> _Material_
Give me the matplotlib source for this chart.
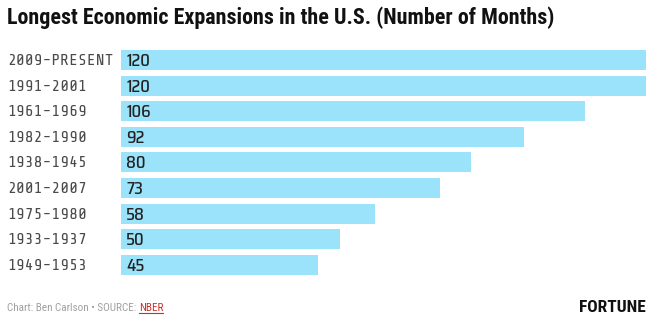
import matplotlib
matplotlib.use("Agg")
import matplotlib.pyplot as plt

periods = ["2009-PRESENT", "1991-2001", "1961-1969", "1982-1990", "1938-1945",
           "2001-2007", "1975-1980", "1933-1937", "1949-1953"]
months = [120, 120, 106, 92, 80, 73, 58, 50, 45]

W, H = 659, 328
fig = plt.figure(figsize=(W / 100, H / 100), dpi=100)
fig.patch.set_facecolor("white")

# axes placed in pixel terms: bars run from x=121 to x=646
ax = fig.add_axes([121 / W, 1 - 277.6 / H, 525 / W, 230.4 / H])
y = list(range(len(months)))
ax.barh(y, months, height=0.78, color="#9be3fb")
ax.set_xlim(0, 120)
ax.set_ylim(len(months) - 0.5, -0.5)
ax.axis("off")

for i, (p, m) in enumerate(zip(periods, months)):
    ax.text(1.2, i + 0.04, str(m), va="center", ha="left", fontsize=12,
            family="Saira SemiCondensed", fontweight=500, color="#222222")
    ax.text(-121 / 525 * 120 + 1.6, i + 0.04, p, va="center", ha="left",
            fontsize=11.8, family="Share Tech Mono", color="#4a4a4a")

fig.text(7 / W, 1 - 18 / H, "Longest Economic Expansions in the U.S. (Number of Months)",
         fontsize=15.8, fontweight="bold", family="Roboto Condensed",
         color="#111111", va="center", ha="left")

ft = fig.text(7 / W, 1 - 308 / H, "Chart: Ben Carlson \u2022 SOURCE: ", fontsize=8.0,
              family="Roboto Condensed", fontweight="normal", color="#a0a0a0",
              va="center", ha="left")
fig.canvas.draw()
bb = ft.get_window_extent()
nb = fig.text(bb.x1 / W, 1 - 308 / H, "NBER", fontsize=8.0, family="Roboto Condensed",
              color="#c9302c", va="center", ha="left")
fig.canvas.draw()
nbb = nb.get_window_extent()
fig.add_artist(plt.Line2D([nbb.x0 / W, nbb.x1 / W], [(nbb.y0 + 0.5) / H] * 2,
                          color="#c9302c", lw=0.8))

fig.text(646 / W, 1 - 307 / H, "FORTUNE", fontsize=12.5, fontweight="bold",
         family="Roboto Condensed", color="#111111", va="center", ha="right")

fig.savefig("out.png", dpi=100)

> _Set exercise_
Everything from the first line of the listing above through the line that contains "import matplotlib.pyplot as plt" is to be restated word for word, minus the pictures.

> _The completed task_
Give me the matplotlib source for this chart.
import matplotlib
matplotlib.use("Agg")
import matplotlib.pyplot as plt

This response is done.